You referred to “CVs”. Bit dubious...
Aside from the expanded form, I'm interested to know how you think it should be written.
You referred to “CVs”. Bit dubious...
Aside from the expanded form, I'm interested to know how you think it should be written.
Can I recommend that you don't and that you write your own? Reason being I am one of the guys that goes through hundreds of CV's when recruiting for my team and the ones written by these services stick out like a sore thumb. For example I recently recruited a new tech and had some 300 CV's. Around half of those CV's were indistinguishable at a glance, looking closer I think they probably all came from people that had sat a basic course like Compu+ all laid out the same with similar content and to me it looked like they were all written by the same person.
I won't lie in the end I was just dumping the CV's that all looked the same because it was obvious that the person applying for the job hadn't written them, perhaps they provided some content or whatever but for the most part they were all very similar and as somebody who hires people I want to see something that isn't the same as everybody else that applies. Your CV should be used to set yourself apart, not to allow you to get lost in all the dross.
How can 150 CVs be all the same? With the same education, previous positions, the same references, the same interests?
I don't think it's possible. Maybe you were so tired and bored to recruit?
And why this so gigantic interest? 300 is a lot!
If they all do look similar, maybe the recruiter should find a method to distinguish them using more information, for instance - like IQ level, motivation, family status (employed should not be considered, unemployed should be given a chance), age, gender... etc things which make every individual unique on their own.
A lot of em do exactly what your doing and fail to read the brief. "Indistinguishable at a glance" is very different to indistinguishable. It's that sort of attention to detail I'm talking about.

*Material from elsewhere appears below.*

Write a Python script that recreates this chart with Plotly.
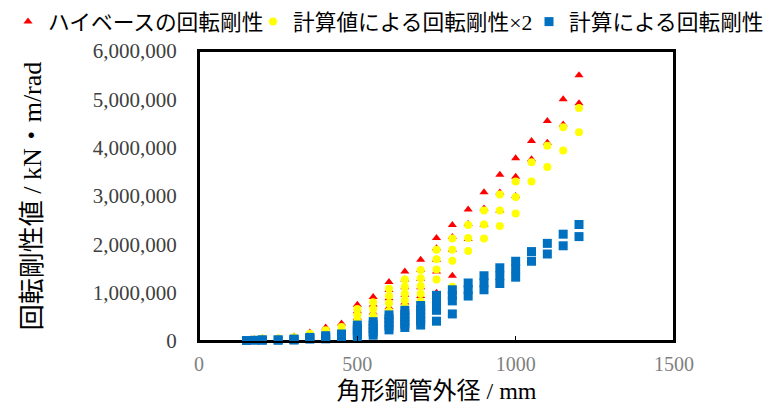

It is also fair to say that I'm not going to waste my time when clearly the owners of those CVs put very little time in themselves. 300 also isn't that many, for some lesser roles, for example secretarial positions you can get more still. I don't recruit for them, I recruit for my team, but I know it can be bad. I'm just going to assume you haven't ever recruited for a job in central London.
Now why might you see a lot of CV's for a relatively entry level IT role that pays 30k for 7 hour days with flexi start times (8am to 10am) and other benefits, not to mention working for me .. yea you are right, no idea.
Then, you expect CVs which don't look in the standard way, but ones with different designs, more art in them, something nice to the eye?
I still don't get how recruiters select - most of their selections may fail or would miss the best candidate because they didn't recognise their CV. Which is their own choice, after all.